Operating and capital allowances have been updated since the Budget Policy Statement (Table 2). This is in part to recognise that, as well as increasing tax revenues, higher-than-expected population growth is increasing demand for health, education and other expenditures, and also to allow for further investment in infrastructure and improving public services.

Budget 2017 has an operating allowance of $1.8 billion per year. For Budget 2018 it has been set at $1.7 billion per year, growing at 2 per cent each Budget until Budget 2020.

Capital allowances for Budgets 2017 to 2020 have been increased to $11 billion in total in order to provide for greater infrastructure investment over the next four years. This includes $4 billion for Budget 2017, which has been increased by $1 billion largely in response to the Kaikōura earthquake.

Table 2 - Budget operating and capital allowances
$billions Budget
2017
Budget
2018
Budget
2019
Budget
2020
Operating allowances at Budget Policy Statement 2017 1.50 1.50 1.50 1.50
Operating allowances at Budget 2017 1.80 1.70 1.73 1.77
Capital allowances at Budget Policy Statement 2017 3.00 2.00 2.00 2.00
Capital allowances at Budget 2017 3.98 2.00 2.50 2.50

Source: The Treasury

Budget 2017 also includes the Family Incomes Package - which is aimed at sharing the gains of the growing economy. The package boosts the after-tax incomes of low and middle income households and provides greater rewards for hard work by increasing the bottom two income tax thresholds and implementing targeted increases to Working for Families and the Accommodation Supplement.

Operating allowances remain well below those adopted in the mid-2000s (Figure 5).

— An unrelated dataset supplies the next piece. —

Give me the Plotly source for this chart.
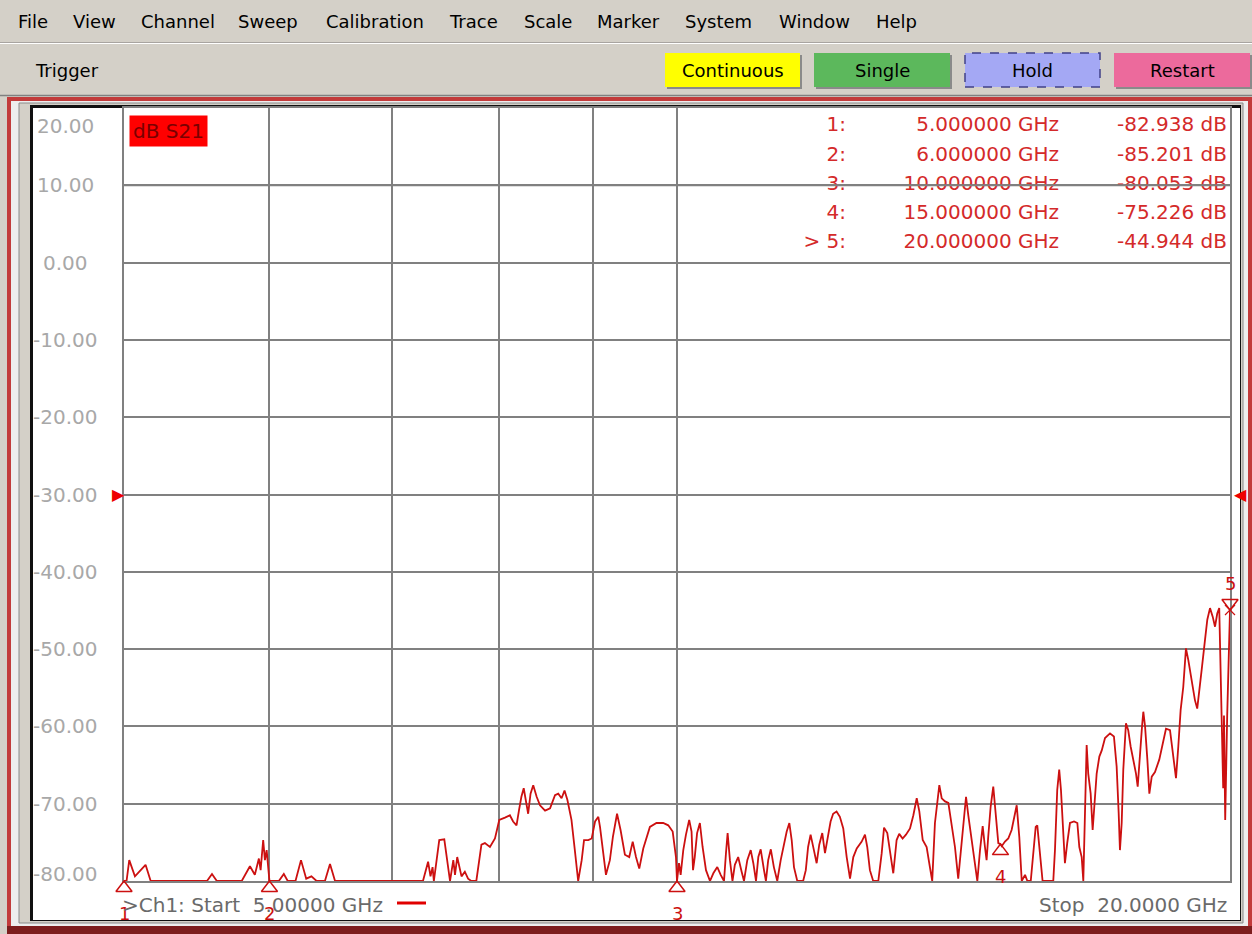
import numpy as np
import plotly.graph_objects as go

# ---------------- data ----------------
freq_ghz = [
    5.000, 5.016, 5.033, 5.069, 5.137, 5.170, 5.548, 5.583, 5.617, 5.795,
    5.855, 5.891, 5.921, 5.934, 5.953, 5.966, 5.979, 6.000, 6.071, 6.109,
    6.139, 6.199, 6.242, 6.283, 6.324, 6.365, 6.432, 6.473, 6.514, 7.273,
    7.320, 7.342, 7.361, 7.373, 7.423, 7.470, 7.524, 7.555, 7.571, 7.592,
    7.633, 7.665, 7.696, 7.727, 7.776, 7.826, 7.860, 7.910, 7.960, 8.003,
    8.060, 8.110, 8.143, 8.178, 8.204, 8.228, 8.252, 8.270, 8.298, 8.323,
    8.351, 8.387, 8.422, 8.476, 8.529, 8.582, 8.617, 8.653, 8.685, 8.716,
    8.761, 8.798, 8.835, 8.874, 8.900, 8.948, 8.986, 9.024, 9.061, 9.080,
    9.117, 9.148, 9.193, 9.228, 9.276, 9.317, 9.368, 9.419, 9.460, 9.499,
    9.538, 9.586, 9.666, 9.746, 9.828, 9.891, 9.946, 9.987, 10.000,
    10.025, 10.046, 10.079, 10.113, 10.154, 10.184, 10.203, 10.225, 10.255, 10.291,
    10.326, 10.370, 10.422, 10.466, 10.518, 10.563, 10.607, 10.633, 10.655, 10.686,
    10.720, 10.752, 10.797, 10.844, 10.876, 10.921, 10.968, 11.004, 11.041, 11.073,
    11.106, 11.152, 11.179, 11.211, 11.248, 11.291, 11.339, 11.388, 11.435, 11.474,
    11.512, 11.546, 11.579, 11.627, 11.713, 11.752, 11.786, 11.823, 11.872, 11.913,
    11.952, 11.997, 12.038, 12.072, 12.123, 12.162, 12.214, 12.265, 12.317, 12.370,
    12.422, 12.473, 12.527, 12.605, 12.657, 12.693, 12.735, 12.788, 12.870, 12.925,
    12.963, 13.016, 13.072, 13.114, 13.169, 13.212, 13.268, 13.324, 13.392, 13.448,
    13.505, 13.549, 13.607, 13.674, 13.730, 13.770, 13.817, 13.858, 13.893, 13.935,
    13.993, 14.051, 14.111, 14.168, 14.226, 14.287, 14.329, 14.366, 14.407, 14.469,
    14.529, 14.571, 14.620, 14.669, 14.711, 14.741, 14.771, 14.816, 14.865, 14.910,
    14.959, 15.000, 15.023, 15.085, 15.147, 15.211, 15.255, 15.308, 15.358, 15.405,
    15.469, 15.514, 15.580, 15.630, 15.677, 15.708, 15.759, 15.813, 16.026, 16.060,
    16.106, 16.146, 16.181, 16.215, 16.262, 16.309, 16.365, 16.448, 16.517, 16.558,
    16.607, 16.641, 16.676, 16.711, 16.744, 16.795, 16.837, 16.871, 16.922, 16.979,
    17.030, 17.100, 17.207, 17.292, 17.351, 17.395, 17.423, 17.461, 17.496, 17.555,
    17.605, 17.658, 17.715, 17.777, 17.815, 17.867, 17.912, 17.941, 17.980, 18.032,
    18.077, 18.131, 18.205, 18.303, 18.382, 18.458, 18.551, 18.628, 18.691, 18.745,
    18.800, 18.862, 18.926, 18.981, 19.062, 19.140, 19.195, 19.243, 19.302, 19.383,
    19.439, 19.505, 19.571, 19.628, 19.683, 19.732, 19.790, 19.830, 19.850, 19.880,
    19.930, 19.982, 20.000,
]
s21_db = [
    -82.938, -80.0, -77.3, -79.4, -77.9, -80.0, -80.0, -79.1, -80.0, -80.0,
    -78.1, -79.2, -77.1, -78.6, -74.7, -77.3, -76.0, -85.201, -80.0, -79.1,
    -80.0, -80.0, -77.3, -79.7, -79.4, -80.0, -80.0, -77.8, -80.0, -80.0,
    -77.5, -79.4, -78.2, -80.0, -74.7, -74.6, -80.0, -77.3, -79.2, -76.9,
    -79.4, -78.8, -79.7, -80.0, -80.0, -75.3, -75.1, -75.6, -74.5, -72.1,
    -71.8, -71.5, -72.3, -72.8, -70.8, -69.1, -68.0, -69.5, -71.3, -68.7,
    -67.6, -69.1, -70.2, -70.9, -70.6, -68.9, -68.7, -69.3, -68.3, -69.5,
    -72.1, -76.0, -80.0, -77.3, -74.7, -74.7, -74.5, -72.3, -71.7, -73.0,
    -76.4, -79.2, -77.3, -74.3, -71.3, -73.4, -76.6, -76.9, -74.9, -76.9,
    -78.4, -75.8, -73.0, -72.5, -72.5, -72.8, -73.6, -76.9, -80.053,
    -77.7, -79.2, -76.0, -74.0, -72.1, -73.6, -78.6, -76.9, -73.8, -72.5,
    -75.6, -78.6, -80.0, -79.0, -78.2, -79.2, -80.0, -76.4, -73.8, -77.3,
    -80.0, -77.9, -76.9, -78.8, -80.0, -77.3, -76.0, -77.7, -80.0, -76.9,
    -75.9, -78.6, -80.0, -77.3, -75.9, -78.2, -80.0, -77.3, -75.1, -73.6,
    -72.5, -74.7, -78.2, -80.0, -80.0, -78.6, -75.6, -74.0, -76.0, -77.7,
    -75.3, -73.8, -76.4, -74.7, -72.3, -71.3, -71.0, -71.7, -73.2, -76.9,
    -79.7, -76.9, -75.8, -74.9, -74.0, -75.6, -78.6, -80.0, -80.0, -76.4,
    -73.1, -73.8, -76.9, -79.0, -74.7, -73.9, -74.5, -74.0, -73.2, -71.5,
    -69.3, -71.0, -74.7, -75.6, -78.2, -80.0, -72.5, -69.3, -67.6, -69.3,
    -69.7, -69.9, -73.0, -75.6, -79.7, -74.7, -71.7, -69.1, -71.5, -74.7,
    -77.3, -80.0, -76.0, -72.9, -75.6, -77.3, -74.3, -70.4, -67.8, -71.9,
    -75.1, -75.226, -75.5, -74.9, -74.5, -73.4, -72.1, -70.2, -74.3, -80.0,
    -79.2, -80.0, -80.0, -76.0, -73.0, -72.8, -76.0, -80.0, -80.0, -76.0,
    -68.2, -65.6, -68.2, -73.0, -77.7, -75.1, -72.5, -72.3, -72.5, -75.6,
    -76.9, -80.0, -68.7, -62.4, -66.1, -68.7, -73.4, -70.0, -66.1, -63.9,
    -63.1, -61.5, -60.9, -61.3, -65.2, -71.2, -76.0, -72.5, -65.6, -59.6,
    -60.5, -62.6, -64.3, -66.1, -67.8, -63.1, -60.0, -58.1, -60.0, -64.3,
    -68.7, -66.5, -65.9, -64.3, -62.2, -60.3, -60.5, -64.3, -66.7, -62.6,
    -57.9, -54.9, -49.9, -51.4, -54.0, -56.6, -57.7, -55.7, -52.7, -48.8,
    -46.2, -44.7, -45.8, -47.1, -45.4, -44.7, -58.6, -68.0, -58.6, -72.1,
    -58.6, -50.0, -44.944,
]

marker_ids = [1, 2, 3, 4, 5]
marker_freq_ghz = [5.0, 6.0, 10.0, 15.0, 20.0]
marker_db = [-82.938, -85.201, -80.053, -75.226, -44.944]
active_marker = 5

trace_label = "dB S21"
ytick_vals = [20, 10, 0, -10, -20, -30, -40, -50, -60, -70, -80]
xgrid_ghz = [6, 7, 8, 9, 10]
ref_level_db = -30
start_ghz, stop_ghz = 5.0, 20.0
y_top, y_bottom = 20, -80

menu_items = ["File", "View", "Channel", "Sweep", "Calibration", "Trace",
              "Scale", "Marker", "System", "Window", "Help"]
toolbar_label = "Trigger"
buttons = ["Continuous", "Single", "Hold", "Restart"]

# ---------------- geometry / style ----------------
W, H = 1252, 934
L, T, PW, PH = 124, 108, 1106, 773
FONT = "DejaVu Sans"
RED = "#cc1010"
TXT_RED = "#d42a2a"
GRID = "#808080"


def X(px):
    return (px - L) / PW


def Y(py):
    return (T + PH - py) / PH


shapes = []
annotations = []


def rect(x0, y0, x1, y1, fill, line=None, lw=0, dash="solid", layer="below"):
    shapes.append(dict(type="rect", xref="paper", yref="paper",
                       x0=X(x0), x1=X(x1), y0=Y(y1), y1=Y(y0),
                       fillcolor=fill, layer=layer,
                       line=dict(color=line or fill, width=lw, dash=dash)))


def hline(x0, x1, y, color, lw=1, layer="below"):
    shapes.append(dict(type="line", xref="paper", yref="paper",
                       x0=X(x0), x1=X(x1), y0=Y(y), y1=Y(y), layer=layer,
                       line=dict(color=color, width=lw)))


def txt(px, py, s, size=18, color="black", xanchor="left", **kw):
    annotations.append(dict(xref="paper", yref="paper", x=X(px), y=Y(py),
                            text=s, showarrow=False, xanchor=xanchor,
                            yanchor="middle",
                            font=dict(family=FONT, size=size, color=color), **kw))


# ---- window chrome: menu + toolbar ----
hline(0, W, 42.5, "#a8a4a0", 1)
hline(0, W, 43.5, "#ffffff", 1)
menu_x = [16, 71, 139, 236, 324, 447, 522, 595, 683, 777, 874]
for name, mx in zip(menu_items, menu_x):
    txt(mx, 21, name, 18)
txt(33, 70, toolbar_label, 18)

btn_geom = [(665, 800, "#ffff00", "#d8d850", "solid"),
            (814, 950, "#5cb85c", "#3f8f3f", "solid"),
            (965, 1100, "#a4a8f4", "#404088", "dash"),
            (1114, 1250, "#ec6a9c", "#b04470", "solid")]
for name, (bx0, bx1, fill, edge, dash) in zip(buttons, btn_geom):
    if dash == "solid":
        rect(bx0 + 2, 55, bx1 + 2, 89, "#8a8a8a")
        rect(bx0, 53, bx1, 87, fill)
    else:
        rect(bx0, 53, bx1, 87, fill, line=edge, lw=1.5, dash="dash")
    txt((bx0 + bx1) / 2, 70, name, 18, xanchor="center")

# ---- analyzer window frame ----
hline(0, W, 95.5, "#808080", 1.5)
rect(7, 97, 1252, 934, "#c23b3b")
rect(11, 101, 1248, 926, "#eeeeee")
rect(7, 926, 1252, 934, "#7d1d1d")
rect(19, 103, 1243, 923, "#d4d0c8", line="#8a8a8a", lw=1)
rect(30, 105, 1241, 921, "#101010")
rect(33, 108, 1240, 920, "#ffffff")

# ---------------- traces ----------------
fig = go.Figure()

s21_disp = np.maximum(np.array(s21_db), y_bottom)
fig.add_trace(go.Scatter(x=freq_ghz, y=s21_disp, mode="lines",
                         line=dict(color=RED, width=1.8), cliponaxis=False,
                         hoverinfo="skip", showlegend=False))

# marker triangles: apex on the (display-clamped) marker value
mk_disp = np.maximum(np.array(marker_db), y_bottom)
fig.add_trace(go.Scatter(
    x=marker_freq_ghz, y=mk_disp,
    mode="markers", cliponaxis=False, showlegend=False, hoverinfo="skip",
    marker=dict(symbol="triangle-up-open", size=14, color=RED,
                angle=[180 if m == active_marker else 0 for m in marker_ids],
                standoff=7, line=dict(color=RED, width=1.5))))
act = marker_ids.index(active_marker)
fig.add_trace(go.Scatter(
    x=[marker_freq_ghz[act]], y=[mk_disp[act]],
    mode="markers", cliponaxis=False, showlegend=False, hoverinfo="skip",
    marker=dict(symbol="x-thin-open", size=10, color=RED,
                line=dict(color=RED, width=1.2))))

for i, m in enumerate(marker_ids):
    annotations.append(dict(xref="x", yref="y", x=np.log10(marker_freq_ghz[i]),
                            y=mk_disp[i], text=str(m), showarrow=False,
                            xanchor="center", yanchor="middle",
                            yshift=27 if m == active_marker else -32,
                            font=dict(family=FONT, size=18, color=RED)))

# marker readout table (text trace on an overlay axis so the grid line can cross it)
row_py = [126, 156, 185, 214, 243]
lab_col = [("> " if m == active_marker else "") + f"{m}:" for m in marker_ids]
frq_col = [f"{f:.6f} GHz" for f in marker_freq_ghz]
val_col = [f"{v:.3f} dB" for v in marker_db]
for col_px, col in ((846, lab_col), (1059, frq_col), (1227, val_col)):
    fig.add_trace(go.Scatter(
        x=[X(col_px)] * len(col), y=[Y(p) for p in row_py], text=col,
        mode="text", textposition="middle left", xaxis="x2", yaxis="y2",
        textfont=dict(family=FONT, size=20, color=TXT_RED),
        showlegend=False, hoverinfo="skip", cliponaxis=False))

# gridline drawn over the table row (as on the instrument)
shapes.append(dict(type="line", xref="paper", yref="y", x0=0, x1=1, y0=10, y1=10,
                   layer="above", line=dict(color=GRID, width=2)))

# y labels
for v in ytick_vals:
    shift = -18 if v == y_top else (7 if v == y_bottom else 0)
    annotations.append(dict(xref="paper", yref="y", x=X(65), y=v, yshift=shift,
                            text=f"{v:.2f}", showarrow=False, xanchor="center",
                            yanchor="middle",
                            font=dict(family=FONT, size=20, color="#a8a8a8")))

# trace label box
annotations.append(dict(xref="paper", yref="paper", x=X(129), y=Y(115),
                        text=trace_label, showarrow=False, xanchor="left",
                        yanchor="top", bgcolor="#ff0000", borderpad=3,
                        font=dict(family=FONT, size=20, color="#7a0000")))

# reference level arrows
annotations.append(dict(xref="paper", yref="y", x=X(118), y=ref_level_db,
                        text="▶", showarrow=False, xanchor="center", yanchor="middle",
                        font=dict(family=FONT, size=16, color="#ee0000")))
annotations.append(dict(xref="paper", yref="y", x=X(1240), y=ref_level_db,
                        text="◀", showarrow=False, xanchor="center", yanchor="middle",
                        font=dict(family=FONT, size=16, color="#ee0000")))

# start / stop annotations
txt(120, 905, f"&gt;Ch1: Start  {start_ghz:.5f} GHz", 20, color="#6a6a6a")
shapes.append(dict(type="line", xref="paper", yref="paper", x0=X(397), x1=X(426),
                   y0=Y(903), y1=Y(903), layer="above",
                   line=dict(color="#e00000", width=3)))
txt(1229, 905, f"Stop  {stop_ghz:.4f} GHz", 20, color="#6a6a6a", xanchor="right")

eps = 1e-7  # keeps the start/stop marker points inside the axis range check
fig.update_layout(
    width=W, height=H,
    margin=dict(l=L, r=W - L - PW, t=T, b=H - T - PH, pad=0),
    paper_bgcolor="#d4d0c8", plot_bgcolor="#ffffff",
    font=dict(family=FONT),
    showlegend=False,
    xaxis=dict(type="log",
               range=[np.log10(start_ghz) - eps, np.log10(stop_ghz) + eps],
               tickvals=xgrid_ghz, showticklabels=False, ticks="",
               showgrid=True, gridcolor=GRID, gridwidth=2, zeroline=False,
               showline=True, linecolor=GRID, linewidth=2, mirror=True,
               layer="below traces", fixedrange=True),
    yaxis=dict(range=[y_bottom - eps, y_top], tickvals=ytick_vals,
               showticklabels=False, ticks="",
               showgrid=True, gridcolor=GRID, gridwidth=2, zeroline=False,
               showline=True, linecolor=GRID, linewidth=2, mirror=True,
               layer="below traces", fixedrange=True),
    xaxis2=dict(overlaying="x", range=[0, 1], visible=False, fixedrange=True),
    yaxis2=dict(overlaying="y", range=[0, 1], visible=False, fixedrange=True),
    shapes=shapes, annotations=annotations,
)

fig.write_html("out.html", config={"displayModeBar": False},
               post_script="document.body.style.margin='0px';")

Figure 5 - New operating allowances in each Budget (final year impact)
Figure 5 - New operating allowances in each Budget (final year impact).
Source: The Treasury

Budget 2017 remains consistent with the Government's fiscal strategy. Economic and fiscal forecasts, accompanied by medium-term projections to 2030/31, show the Government is on track to meet its short-term fiscal intentions and long-term fiscal objectives.

The Treasury estimates that the Government's fiscal settings have a moderately expansionary impact on the economy in the short term and a moderately contractionary impact towards the end of the forecast period (Figure 6). This is expected to add slightly to interest rate pressures in the short term, although the impact unwinds over the forecast period. This is in the context of a significant period of historically low interest rates and weak inflation pressures, high population growth and the need to respond to the Kaikōura earthquake.

Figure 6 - Fiscal Impulse[2]
Figure 6 - Fiscal Impulse.
Source: The Treasury

Notes

  • [2] Fiscal impulse for core Crown and Crown Entities adjusted for EQC and Southern Response payments and receipts.